PROVIDED RECORDS:
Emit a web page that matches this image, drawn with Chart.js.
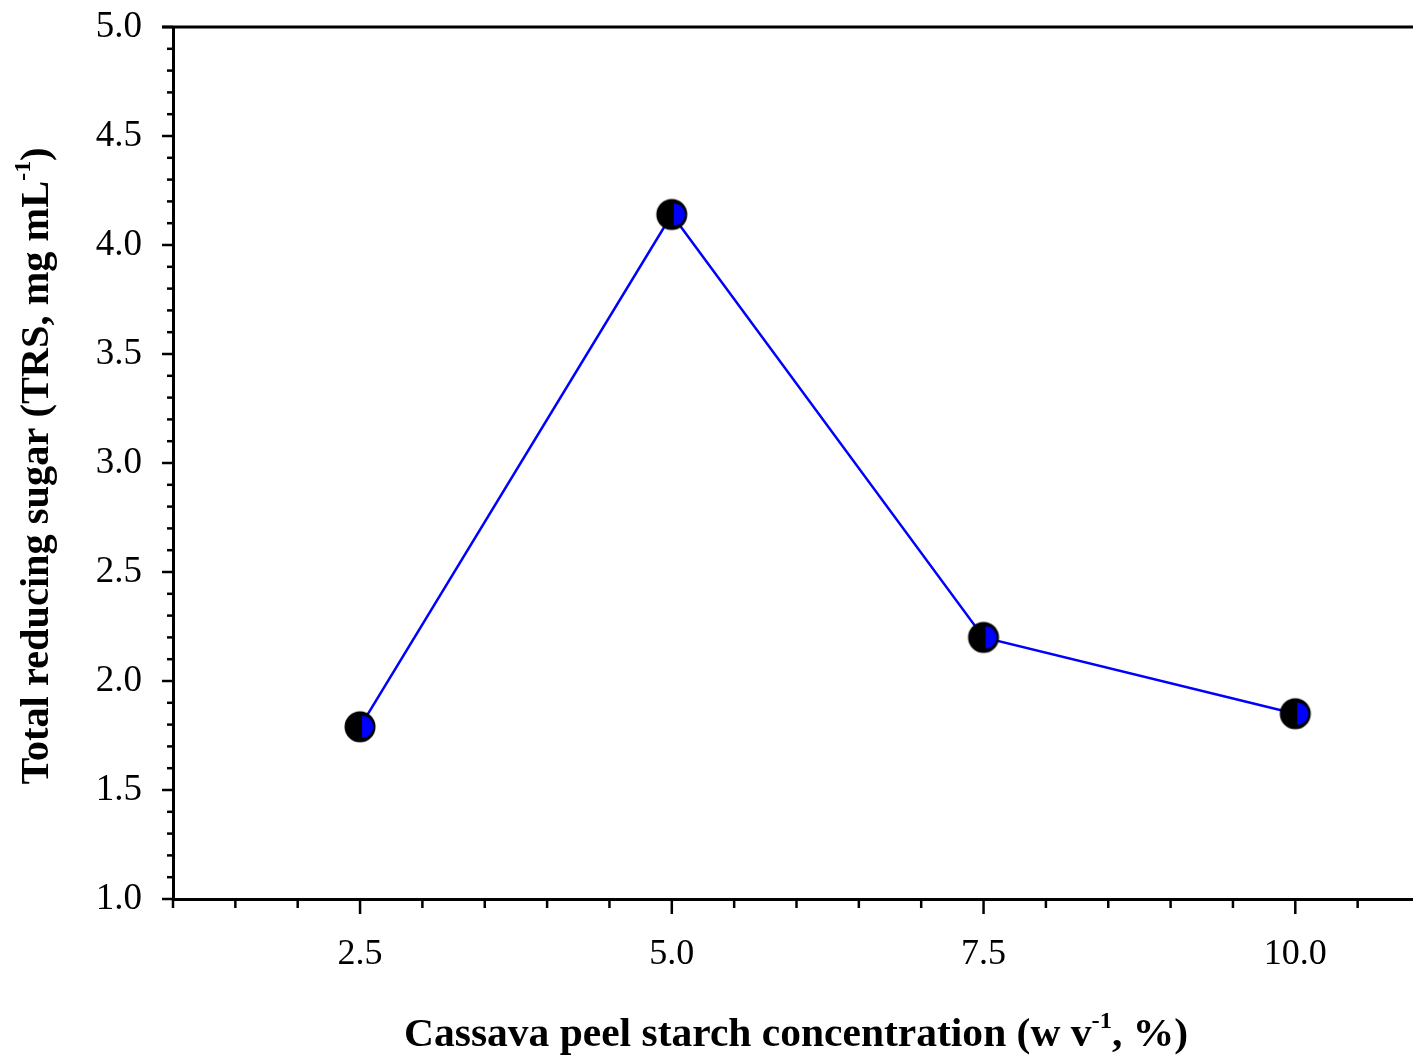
<!DOCTYPE html>
<html>
<head>
<meta charset="utf-8">
<script src="https://cdn.jsdelivr.net/npm/chart.js@4"></script>
<style>
  html, body { margin: 0; padding: 0; background: #fff; overflow: hidden; }
  #wrap { width: 1420px; height: 1059px; }
</style>
</head>
<body>
<div id="wrap"><canvas id="chart" width="1420" height="1059"></canvas></div>
<script>
// data
const concentrations = [2.5, 5.0, 7.5, 10.0];
const trsValues = [1.79, 4.14, 2.20, 1.85];
const xLabels = ['2.5', '5.0', '7.5', '10.0'];
const yLabels = ['1.0', '1.5', '2.0', '2.5', '3.0', '3.5', '4.0', '4.5', '5.0'];

const serif = '"Liberation Serif", "Times New Roman", serif';

// half-filled circle marker (black with blue right half)
const makeMarker = () => {
  const c = document.createElement('canvas');
  c.width = 34; c.height = 34;
  const g = c.getContext('2d');
  g.fillStyle = '#000';
  g.beginPath();
  g.arc(17, 17, 15.5, 0, Math.PI * 2);
  g.fill();
  g.fillStyle = '#0000ff';
  g.beginPath();
  g.moveTo(19, 6);
  g.arc(19, 17, 11, -Math.PI / 2, Math.PI / 2);
  g.closePath();
  g.fill();
  return c;
};

const isMult = (v, step) => Math.abs(v / step - Math.round(v / step)) < 1e-6;

// text with superscript parts, squeezed to a given width
const drawRich = (ctx, parts, width, size) => {
  const main = `bold ${size}px ${serif}`;
  const sup = `bold ${Math.round(size * 0.6)}px ${serif}`;
  let total = 0;
  parts.forEach(p => { ctx.font = p.sup ? sup : main; total += ctx.measureText(p.t).width; });
  const k = width / total;
  ctx.scale(k, 1);
  let x = -total / 2;
  parts.forEach(p => {
    ctx.font = p.sup ? sup : main;
    ctx.fillText(p.t, x, p.sup ? -size * 0.45 : 0);
    x += ctx.measureText(p.t).width;
  });
};

// ticks, top frame line and axis titles
const framePlugin = {
  id: 'frame',
  afterDraw: (chart) => {
    const ctx = chart.ctx;
    const { left, right, top, bottom } = chart.chartArea;
    const xs = chart.scales.x, ys = chart.scales.y;
    ctx.save();
    ctx.strokeStyle = '#000';
    ctx.lineWidth = 3;
    ctx.beginPath();
    ctx.moveTo(left - 11, top);
    ctx.lineTo(right, top);
    ctx.stroke();

    ctx.lineWidth = 2.5;
    ys.ticks.forEach(t => {
      const y = ys.getPixelForValue(t.value);
      const len = isMult(t.value, 0.5) ? 11 : 6;
      ctx.beginPath();
      ctx.moveTo(left - len, y);
      ctx.lineTo(left, y);
      ctx.stroke();
    });
    xs.ticks.forEach(t => {
      const x = xs.getPixelForValue(t.value);
      const len = isMult(t.value, 2.5) ? 15 : 9;
      ctx.beginPath();
      ctx.moveTo(x, bottom);
      ctx.lineTo(x, bottom + len);
      ctx.stroke();
    });

    ctx.fillStyle = '#000';
    ctx.textBaseline = 'alphabetic';
    ctx.textAlign = 'left';
    ctx.save();
    ctx.translate(796, 1046);
    drawRich(ctx, [{ t: 'Cassava peel starch concentration (w v' }, { t: '-1', sup: true }, { t: ', %)' }], 784, 39);
    ctx.restore();
    ctx.save();
    ctx.translate(48, 466);
    ctx.rotate(-Math.PI / 2);
    drawRich(ctx, [{ t: 'Total reducing sugar (TRS, mg mL' }, { t: '-1', sup: true }, { t: ')' }], 637, 39);
    ctx.restore();
    ctx.restore();
  }
};

new Chart(document.getElementById('chart'), {
  type: 'line',
  data: {
    datasets: [{
      data: concentrations.map((c, i) => ({ x: c, y: trsValues[i] })),
      borderColor: '#0000ff',
      borderWidth: 2.5,
      pointStyle: makeMarker(),
      pointRadius: 16,
      pointHoverRadius: 16,
      tension: 0,
      fill: false
    }]
  },
  options: {
    responsive: false,
    animation: false,
    devicePixelRatio: 1,
    layout: { autoPadding: false, padding: { top: 27, right: 0, left: 0, bottom: 0 } },
    plugins: { legend: { display: false }, tooltip: { enabled: false } },
    scales: {
      x: {
        type: 'linear',
        min: 1,
        max: 11,
        afterFit: (s) => { s.height = 160; s.paddingLeft = 0; s.paddingRight = 0; },
        border: { display: true, color: '#000', width: 3 },
        grid: { display: false, drawTicks: false },
        ticks: {
          stepSize: 0.5,
          autoSkip: false,
          maxRotation: 0,
          padding: 34,
          color: '#000',
          font: { family: serif, size: 36 },
          callback: (v) => {
            const i = concentrations.findIndex(c => Math.abs(c - v) < 1e-6);
            return i >= 0 ? xLabels[i] : '';
          }
        }
      },
      y: {
        min: 1,
        max: 5,
        afterFit: (s) => { s.width = 173; s.paddingTop = 0; s.paddingBottom = 0; },
        border: { display: true, color: '#000', width: 3 },
        grid: { display: false, drawTicks: false },
        ticks: {
          stepSize: 0.1,
          autoSkip: false,
          padding: 31,
          color: '#000',
          font: { family: serif, size: 37 },
          callback: (v) => isMult(v, 0.5) ? yLabels[Math.round((v - 1) / 0.5)] : ''
        }
      }
    }
  },
  plugins: [framePlugin]
});
</script>
</body>
</html>
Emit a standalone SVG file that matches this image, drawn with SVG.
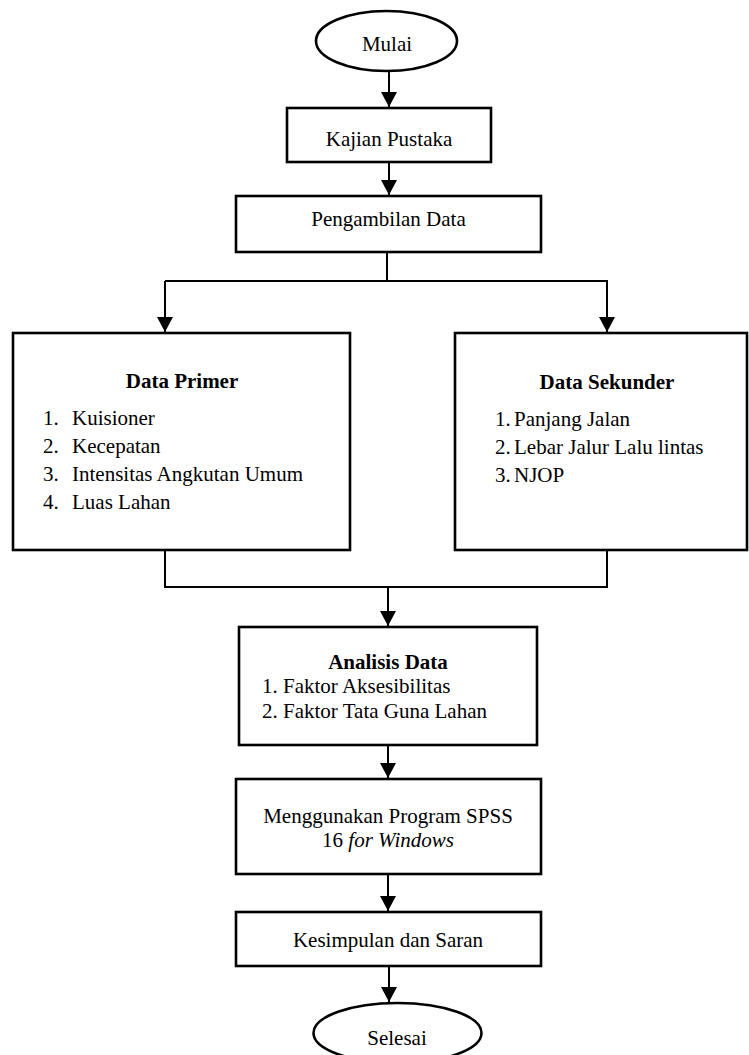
<svg xmlns="http://www.w3.org/2000/svg" width="749" height="1055" viewBox="0 0 749 1055">
<style>
.box{fill:#fff;stroke:#000;stroke-width:2.6}
.ln{fill:none;stroke:#000;stroke-width:2}
</style>
<defs>
<marker id="ah" markerUnits="userSpaceOnUse" markerWidth="16" markerHeight="18" refX="15" refY="8" orient="auto">
<path d="M0,0 L15,8 L0,16 Z" fill="#000"/>
</marker>
</defs>
<rect width="749" height="1055" fill="#fff"/>
<g id="connectors">
<line class="ln" x1="389" y1="71" x2="389" y2="107" marker-end="url(#ah)"/>
<line class="ln" x1="389" y1="162" x2="389" y2="195" marker-end="url(#ah)"/>
<polyline class="ln" points="387,252 387,281"/>
<polyline class="ln" points="165,281 607,281 607,332" marker-end="url(#ah)"/>
<line class="ln" x1="165" y1="281" x2="165" y2="332" marker-end="url(#ah)"/>
<polyline class="ln" points="165,550 165,587 607,587 607,550"/>
<line class="ln" x1="388" y1="587" x2="388" y2="626" marker-end="url(#ah)"/>
<line class="ln" x1="388" y1="745" x2="388" y2="778" marker-end="url(#ah)"/>
<line class="ln" x1="388" y1="874" x2="388" y2="911" marker-end="url(#ah)"/>
<line class="ln" x1="389" y1="966" x2="389" y2="1002" marker-end="url(#ah)"/>
</g>
<g font-family="Liberation Serif, Times New Roman, serif" font-size="21" fill="#000">
<g id="mulai">
<ellipse class="box" cx="386.5" cy="41" rx="70.5" ry="30"/>
<text x="387" y="51" text-anchor="middle">Mulai</text>
</g>
<g id="kajian">
<rect class="box" x="287" y="108" width="204" height="54"/>
<text x="389" y="146" text-anchor="middle">Kajian Pustaka</text>
</g>
<g id="pengambilan">
<rect class="box" x="236" y="196" width="305" height="56"/>
<text x="388.5" y="226" text-anchor="middle">Pengambilan Data</text>
</g>
<g id="primer">
<rect class="box" x="13" y="333" width="337" height="217"/>
<text x="182" y="388" font-weight="bold" text-anchor="middle">Data Primer</text>
<text x="43" y="425">1.</text><text x="72" y="425">Kuisioner</text>
<text x="43" y="453">2.</text><text x="72" y="453">Kecepatan</text>
<text x="43" y="481">3.</text><text x="72" y="481">Intensitas Angkutan Umum</text>
<text x="43" y="509">4.</text><text x="72" y="509">Luas Lahan</text>
</g>
<g id="sekunder">
<rect class="box" x="455" y="333" width="292" height="217"/>
<text x="607" y="389" font-weight="bold" text-anchor="middle">Data Sekunder</text>
<text x="495" y="426">1.</text><text x="514" y="426">Panjang Jalan</text>
<text x="495" y="454">2.</text><text x="514" y="454">Lebar Jalur Lalu lintas</text>
<text x="495" y="482">3.</text><text x="514" y="482">NJOP</text>
</g>
<g id="analisis">
<rect class="box" x="239" y="627" width="298" height="118"/>
<text x="388" y="669" font-weight="bold" text-anchor="middle">Analisis Data</text>
<text x="262" y="693">1. Faktor Aksesibilitas</text>
<text x="262" y="718">2. Faktor Tata Guna Lahan</text>
</g>
<g id="spss">
<rect class="box" x="236" y="779" width="305" height="95"/>
<text x="388" y="823" text-anchor="middle">Menggunakan Program SPSS</text>
<text x="388" y="847" text-anchor="middle">16 <tspan font-style="italic">for Windows</tspan></text>
</g>
<g id="kesimpulan">
<rect class="box" x="236" y="912" width="305" height="54"/>
<text x="388" y="947" text-anchor="middle">Kesimpulan dan Saran</text>
</g>
<g id="selesai">
<ellipse class="box" cx="397.5" cy="1033" rx="84" ry="30"/>
<text x="397" y="1045" text-anchor="middle">Selesai</text>
</g>
</g>
</svg>
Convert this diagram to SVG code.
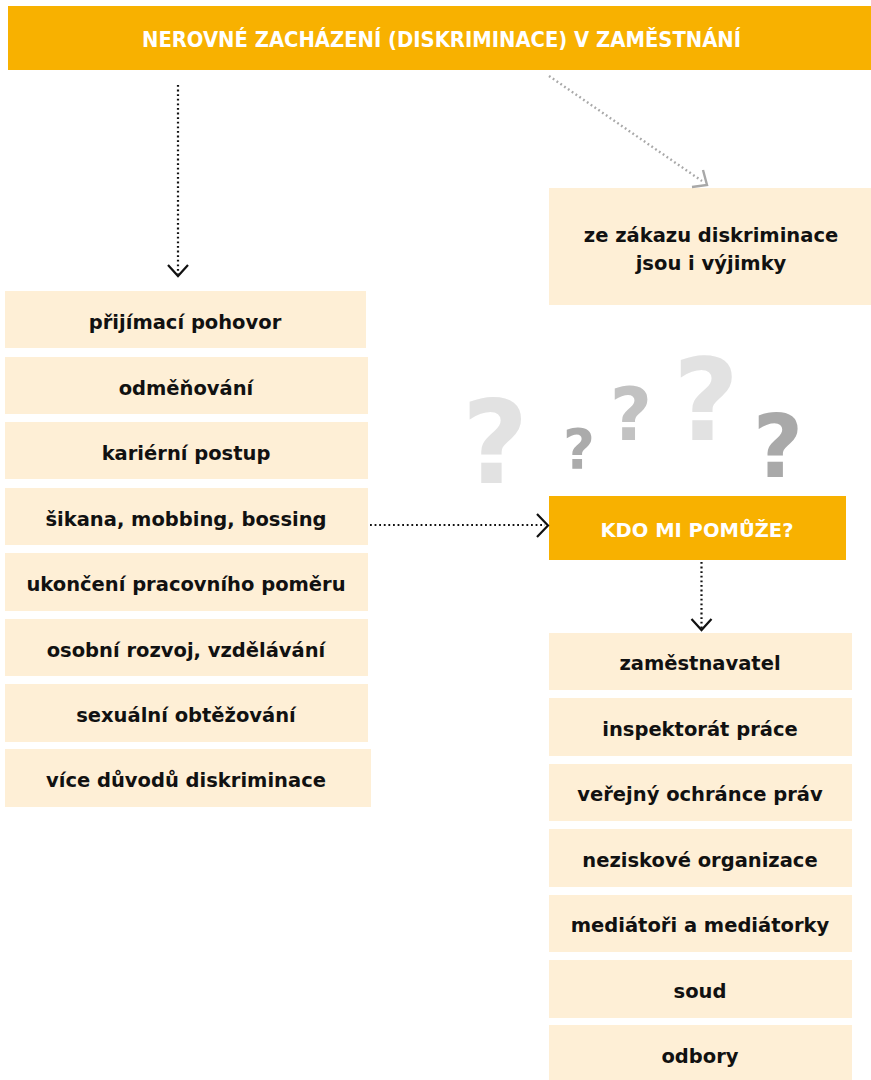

REQUIREMENTS: Both the first line of the records above and the line containing "const isMult = (v, step)" belong in the copy; please return them and every line between, exactly, minus the pictures.

THE OUTPUT:
Emit a web page that matches this image, drawn with Chart.js.
<!DOCTYPE html>
<html>
<head>
<meta charset="utf-8">
<script src="https://cdn.jsdelivr.net/npm/chart.js@4"></script>
<style>
  html, body { margin: 0; padding: 0; background: #fff; overflow: hidden; }
  #wrap { width: 1420px; height: 1059px; }
</style>
</head>
<body>
<div id="wrap"><canvas id="chart" width="1420" height="1059"></canvas></div>
<script>
// data
const concentrations = [2.5, 5.0, 7.5, 10.0];
const trsValues = [1.79, 4.14, 2.20, 1.85];
const xLabels = ['2.5', '5.0', '7.5', '10.0'];
const yLabels = ['1.0', '1.5', '2.0', '2.5', '3.0', '3.5', '4.0', '4.5', '5.0'];

const serif = '"Liberation Serif", "Times New Roman", serif';

// half-filled circle marker (black with blue right half)
const makeMarker = () => {
  const c = document.createElement('canvas');
  c.width = 34; c.height = 34;
  const g = c.getContext('2d');
  g.fillStyle = '#000';
  g.beginPath();
  g.arc(17, 17, 15.5, 0, Math.PI * 2);
  g.fill();
  g.fillStyle = '#0000ff';
  g.beginPath();
  g.moveTo(19, 6);
  g.arc(19, 17, 11, -Math.PI / 2, Math.PI / 2);
  g.closePath();
  g.fill();
  return c;
};

const isMult = (v, step) => Math.abs(v / step - Math.round(v / step)) < 1e-6;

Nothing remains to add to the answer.